## Material for the task

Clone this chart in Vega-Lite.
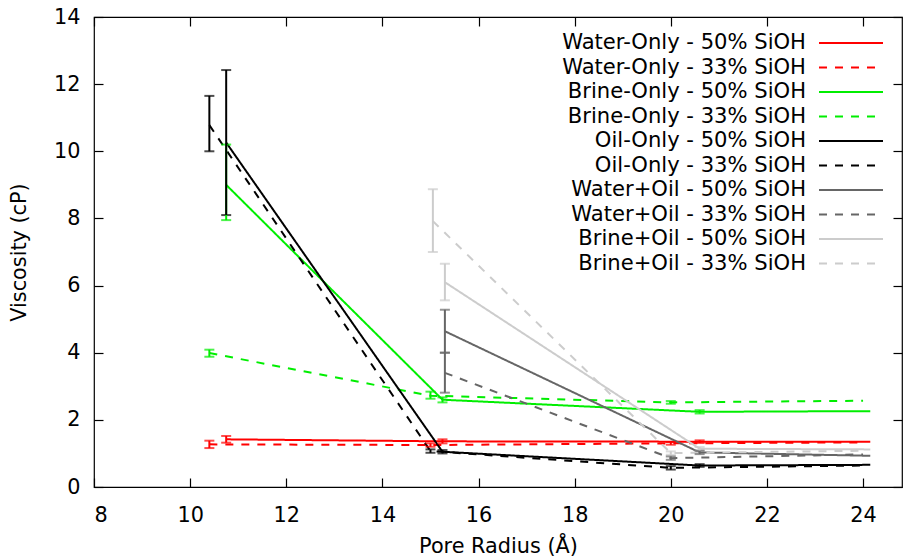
{
  "$schema": "https://vega.github.io/schema/vega-lite/v6.json",
  "width": 808,
  "height": 470,
  "autosize": {"type": "none"},
  "padding": {"left": 94, "top": 17, "right": 1, "bottom": 73},
  "background": "white",
  "config": {
    "view": {"stroke": "black", "strokeWidth": 1.2},
    "font": "DejaVu Sans",
    "axis": {
      "grid": false,
      "domain": false,
      "tickColor": "black",
      "tickWidth": 1.2,
      "tickSize": -9,
      "labelFont": "DejaVu Sans",
      "labelFontSize": 20.8,
      "labelColor": "black",
      "titleFont": "DejaVu Sans",
      "titleFontSize": 20.8,
      "titleFontWeight": "normal",
      "titleColor": "black"
    }
  },
  "datasets": {
    "d": [
      {"series": "Water-Only - 50% SiOH", "x": 10.75, "y": 1.42, "lo": 1.32, "hi": 1.52},
      {"series": "Water-Only - 50% SiOH", "x": 15.25, "y": 1.36, "lo": 1.3, "hi": 1.42},
      {"series": "Water-Only - 50% SiOH", "x": 20.6, "y": 1.35, "lo": 1.31, "hi": 1.39},
      {"series": "Water-Only - 50% SiOH", "x": 24.15, "y": 1.35, "lo": null, "hi": null},
      {"series": "Water-Only - 33% SiOH", "x": 10.4, "y": 1.27, "lo": 1.16, "hi": 1.38},
      {"series": "Water-Only - 33% SiOH", "x": 15.0, "y": 1.25, "lo": 1.2, "hi": 1.3},
      {"series": "Water-Only - 33% SiOH", "x": 20.0, "y": 1.3, "lo": 1.26, "hi": 1.34},
      {"series": "Water-Only - 33% SiOH", "x": 24.0, "y": 1.33, "lo": null, "hi": null},
      {"series": "Brine-Only - 50% SiOH", "x": 10.75, "y": 9.0, "lo": 7.95, "hi": 10.2},
      {"series": "Brine-Only - 50% SiOH", "x": 15.25, "y": 2.6, "lo": 2.52, "hi": 2.67},
      {"series": "Brine-Only - 50% SiOH", "x": 20.6, "y": 2.24, "lo": 2.19, "hi": 2.29},
      {"series": "Brine-Only - 50% SiOH", "x": 24.15, "y": 2.26, "lo": null, "hi": null},
      {"series": "Brine-Only - 33% SiOH", "x": 10.4, "y": 3.99, "lo": 3.88, "hi": 4.09},
      {"series": "Brine-Only - 33% SiOH", "x": 15.0, "y": 2.72, "lo": 2.63, "hi": 2.84},
      {"series": "Brine-Only - 33% SiOH", "x": 20.0, "y": 2.52, "lo": 2.48, "hi": 2.56},
      {"series": "Brine-Only - 33% SiOH", "x": 24.0, "y": 2.57, "lo": null, "hi": null},
      {"series": "Oil-Only - 50% SiOH", "x": 10.75, "y": 10.26, "lo": 8.1, "hi": 12.42},
      {"series": "Oil-Only - 50% SiOH", "x": 15.25, "y": 1.05, "lo": 1.0, "hi": 1.1},
      {"series": "Oil-Only - 50% SiOH", "x": 20.6, "y": 0.64, "lo": 0.6, "hi": 0.68},
      {"series": "Oil-Only - 50% SiOH", "x": 24.15, "y": 0.66, "lo": null, "hi": null},
      {"series": "Oil-Only - 33% SiOH", "x": 10.4, "y": 10.78, "lo": 10.0, "hi": 11.65},
      {"series": "Oil-Only - 33% SiOH", "x": 15.0, "y": 1.07, "lo": 1.02, "hi": 1.12},
      {"series": "Oil-Only - 33% SiOH", "x": 20.0, "y": 0.57, "lo": 0.52, "hi": 0.62},
      {"series": "Oil-Only - 33% SiOH", "x": 24.0, "y": 0.64, "lo": null, "hi": null},
      {"series": "Water+Oil - 50% SiOH", "x": 15.3, "y": 4.64, "lo": 4.0, "hi": 5.28},
      {"series": "Water+Oil - 50% SiOH", "x": 20.6, "y": 1.03, "lo": 0.98, "hi": 1.08},
      {"series": "Water+Oil - 50% SiOH", "x": 24.15, "y": 0.93, "lo": null, "hi": null},
      {"series": "Water+Oil - 33% SiOH", "x": 15.3, "y": 3.4, "lo": 2.81, "hi": 4.0},
      {"series": "Water+Oil - 33% SiOH", "x": 20.0, "y": 0.86, "lo": 0.81, "hi": 0.91},
      {"series": "Water+Oil - 33% SiOH", "x": 24.0, "y": 0.97, "lo": null, "hi": null},
      {"series": "Brine+Oil - 50% SiOH", "x": 15.3, "y": 6.1, "lo": 5.56, "hi": 6.65},
      {"series": "Brine+Oil - 50% SiOH", "x": 20.6, "y": 1.14, "lo": 1.09, "hi": 1.19},
      {"series": "Brine+Oil - 50% SiOH", "x": 24.15, "y": 1.12, "lo": null, "hi": null},
      {"series": "Brine+Oil - 33% SiOH", "x": 15.05, "y": 7.92, "lo": 7.0, "hi": 8.87},
      {"series": "Brine+Oil - 33% SiOH", "x": 20.0, "y": 1.01, "lo": 0.96, "hi": 1.06},
      {"series": "Brine+Oil - 33% SiOH", "x": 24.0, "y": 1.08, "lo": null, "hi": null}
    ]
  },
  "data": {"name": "d"},
  "layer": [
    {
      "mark": {"type": "line", "strokeWidth": 2},
      "encoding": {
        "x": {
          "field": "x", "type": "quantitative",
          "scale": {"domain": [8, 24.81], "nice": false, "zero": false},
          "axis": {"orient": "bottom", "title": "Pore Radius (Å)", "values": [8, 10, 12, 14, 16, 18, 20, 22, 24], "labelPadding": 27, "titlePadding": 12}
        },
        "y": {
          "field": "y", "type": "quantitative",
          "scale": {"domain": [0, 14], "nice": false},
          "axis": {"orient": "left", "title": "Viscosity (cP)", "values": [0, 2, 4, 6, 8, 10, 12, 14], "labelPadding": 23, "titlePadding": 24}
        },
        "color": {
          "field": "series", "type": "nominal", "title": null,
          "scale": {
            "domain": ["Water-Only - 50% SiOH", "Water-Only - 33% SiOH", "Brine-Only - 50% SiOH", "Brine-Only - 33% SiOH", "Oil-Only - 50% SiOH", "Oil-Only - 33% SiOH", "Water+Oil - 50% SiOH", "Water+Oil - 33% SiOH", "Brine+Oil - 50% SiOH", "Brine+Oil - 33% SiOH"],
            "range": ["#ff0000", "#ff0000", "#00ee00", "#00ee00", "#000000", "#000000", "#666666", "#666666", "#cccccc", "#cccccc"]
          },
          "legend": {
            "orient": "top-right",
            "offset": 15,
            "padding": 0,
            "labelFont": "DejaVu Sans",
            "labelFontSize": 21.1,
            "labelColor": "black",
            "labelAlign": "right",
            "labelOffset": -56,
            "labelLimit": 400,
            "symbolType": "M-3.2,0H3.2",
            "symbolSize": 400,
            "symbolStrokeWidth": 2,
            "rowPadding": 2.5
          }
        },
        "strokeDash": {
          "field": "series", "type": "nominal", "title": null,
          "scale": {
            "domain": ["Water-Only - 50% SiOH", "Water-Only - 33% SiOH", "Brine-Only - 50% SiOH", "Brine-Only - 33% SiOH", "Oil-Only - 50% SiOH", "Oil-Only - 33% SiOH", "Water+Oil - 50% SiOH", "Water+Oil - 33% SiOH", "Brine+Oil - 50% SiOH", "Brine+Oil - 33% SiOH"],
            "range": [[1, 0], [8, 8], [1, 0], [8, 8], [1, 0], [8, 8], [1, 0], [8, 8], [1, 0], [8, 8]]
          }
        }
      }
    },
    {
      "transform": [{"filter": "datum.lo != null"}],
      "mark": {"type": "errorbar", "ticks": {"size": 10}, "thickness": 2},
      "encoding": {
        "x": {"field": "x", "type": "quantitative", "axis": null},
        "y": {"field": "lo", "type": "quantitative", "axis": null},
        "y2": {"field": "hi"},
        "color": {"field": "series", "type": "nominal", "legend": null}
      }
    },
    {
      "mark": {"type": "point", "opacity": 0},
      "encoding": {
        "x": {"field": "x", "type": "quantitative", "axis": {"orient": "top", "labels": false, "title": null, "values": [8, 10, 12, 14, 16, 18, 20, 22, 24]}},
        "y": {"field": "y", "type": "quantitative", "axis": {"orient": "right", "labels": false, "title": null, "values": [0, 2, 4, 6, 8, 10, 12, 14]}}
      }
    }
  ],
  "resolve": {"axis": {"x": "independent", "y": "independent"}}
}
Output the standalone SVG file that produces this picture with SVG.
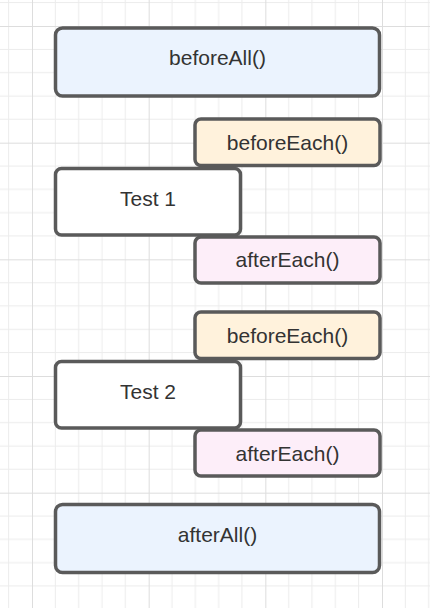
<svg xmlns="http://www.w3.org/2000/svg" width="430" height="608" viewBox="0 0 430 608">
<style>
.box{stroke:#5a5a5a;stroke-width:3.5}
.all{fill:#ebf3fe}
.be{fill:#fff2dc}
.ae{fill:#fdeef9}
.test{fill:#ffffff}
text{font-family:"Liberation Sans",Arial,sans-serif;font-size:21px;fill:#333333;text-anchor:middle}
</style>
<defs>
<pattern id="grid" patternUnits="userSpaceOnUse" x="32" y="26" width="116.667" height="116.667">
<path d="M23.333 0V116.667M46.667 0V116.667M70 0V116.667M93.333 0V116.667M0 23.333H116.667M0 46.667H116.667M0 70H116.667M0 93.333H116.667" stroke="#ececec" stroke-width="1" fill="none"/>
<path d="M0.5 0V116.667M0 0.5H116.667" stroke="#dddddd" stroke-width="1" fill="none"/>
</pattern>
</defs>
<rect width="430" height="608" fill="#ffffff"/>
<rect width="430" height="608" fill="url(#grid)"/>
<g id="connectors"></g>
<g id="beforeAll">
<rect class="box all" x="55.5" y="28" width="324" height="68" rx="7"/>
<text x="217.5" y="64.5">beforeAll()</text>
</g>
<g id="beforeEach1">
<rect class="box be" x="195" y="119" width="185" height="46.5" rx="6"/>
<text x="287.5" y="149.5">beforeEach()</text>
</g>
<g id="test1">
<rect class="box test" x="55.5" y="168.5" width="185" height="66.5" rx="6"/>
<text x="148" y="205.5">Test 1</text>
</g>
<g id="afterEach1">
<rect class="box ae" x="195" y="237" width="185" height="46" rx="6"/>
<text x="287.5" y="267.3">afterEach()</text>
</g>
<g id="beforeEach2">
<rect class="box be" x="195" y="312" width="185" height="46.5" rx="6"/>
<text x="287.5" y="342.5">beforeEach()</text>
</g>
<g id="test2">
<rect class="box test" x="55.5" y="361.5" width="185" height="66.5" rx="6"/>
<text x="148" y="398.5">Test 2</text>
</g>
<g id="afterEach2">
<rect class="box ae" x="195" y="430" width="185" height="46" rx="6"/>
<text x="287.5" y="460.5">afterEach()</text>
</g>
<g id="afterAll">
<rect class="box all" x="55.5" y="504.5" width="324" height="68" rx="7"/>
<text x="217.5" y="542.3">afterAll()</text>
</g>
</svg>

## Exercise goal
Find the string "this" in the entries above and return each line that holds it.

## Exercise solution
Clone this chart in Vega-Lite.
Output the standalone SVG file that produces this picture with SVG.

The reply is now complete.